La locomotive à vapeur est une véritable usine génératrice, le moteur propulseur du mouvement emporte avec lui non seulement sa chaudière, mais encore ses approvisionnements en eau et en charbon. Ceux-ci sont réunis sur un véhicule spécial, le tender.
L'approvisionnement en eau et en charbon doit être en rapport avec la longueur des parcours à couvrir sans arrêt. Le tender, constituant un poids mort, répondra d'autant mieux à sa destination qu'il sera capable de recevoir un plus grand poids d'eau et de combustible pour un poids propre minimum. Dans le même ordre d'idées, on limitera l'approvisionnement en eau et en charbon à ce qui est nécessaire, l'excédent constitue en effet un chargement dont la remorque entraîne une dépense sans aucun profit.

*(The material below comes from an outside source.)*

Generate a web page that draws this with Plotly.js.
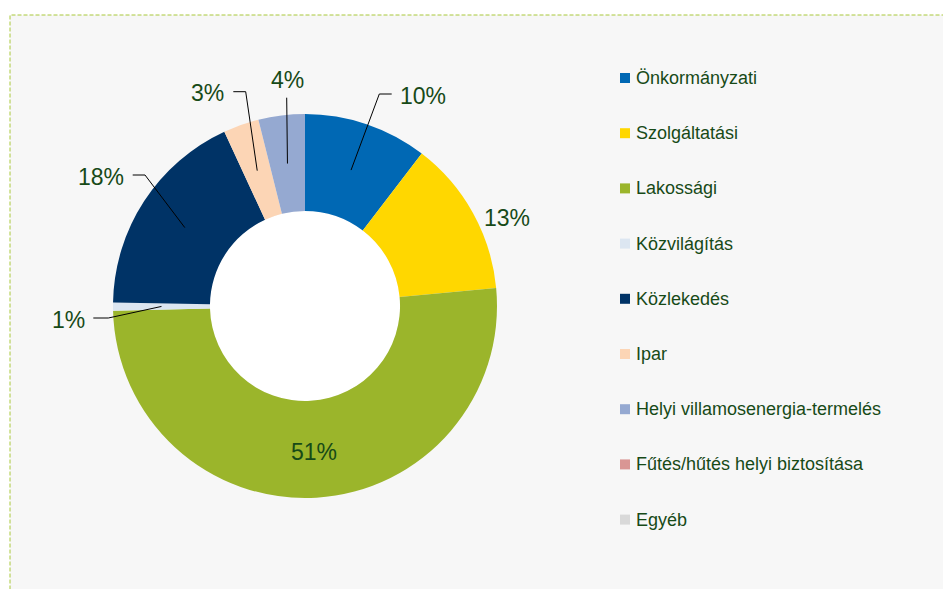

Si, pour fixer les idées, on admet qu'un kilogramme de charbon vaporise 7 à 9 kg d'eau, le poids de combustible à emporter pourra n'être que le 1/7 ou le 1/9 du poids en eau, mais en réalité il se rapproche davantage du 1/4 et même du 1/3. Cela tient à cette circonstance que la réalimentation en eau peut s'effectuer rapidement, tandis qu'il n'en va pas de même pour le combustible solide. Du reste, la manutention du charbon s'accompagne d'une production de poussières qui fait reléguer cette opération dans les dépôts, loin des endroits fréquentés du public.
Le tender étant l'accessoire inséparable de la locomotive, il est naturel que sa construction se ressente de ce voisinage.
Son châssis est formé de deux longerons en tôles découpées, dont l'épaisseur varie de 22 à 27 mm. Les longerons, extérieurs aux roues, sont réunis à l'avant par le caisson d'accouplement, à l'arrière, par une forte traverse portant les appareils de traction et de choc. Aux tenders de faible capacité, le châssis est entretoisé par plusieurs traverses intermédiaires consolidées par des pièces longitudinales ; parfois l’indéformabilité du châssis est obtenue par des traverses et des croisillons.
Aux tenders de grande capacité, la soute à eau descend fréquemment entre les longerons sous le châssis, sa construction est alors étudiée de manière à constituer un entretoisage robuste entre les longerons.
Le châssis repose sur deux, trois ou quatre essieux, selon les quantités de charbon et d'eau embarquées et d'après la charge limite par essieu admise sur les voies parcourues.
La suspension n'offre rien de bien spécial ; le plus souvent, les ressorts sont indépendants, c'est le cas pour les tenders à trois essieux, types 15 et 18 de la S.N.C.B. Quelquefois cependant les ressorts des deux derniers essieux sont conjugués par des balanciers longitudinaux, exemples : les tenders à trois essieux, types 4, 19, 24 et 31. Aux tenders de 18 m³, type 14, montés sur bogies, on retrouve la disposition représentée figure 603, c'est-à-dire que les ressorts sont renversés et supportent la charge en leur milieu.
Les boites sont d'une pièce, fermées par un couvercle à l'avant, le graissage s'effectuant par dessous soit par tampon, soit par palette en bout d'essieu (boite isothermos). Le couvercle des boites est percé d'un trou permettant une réalimentation aisée de la sous-boite.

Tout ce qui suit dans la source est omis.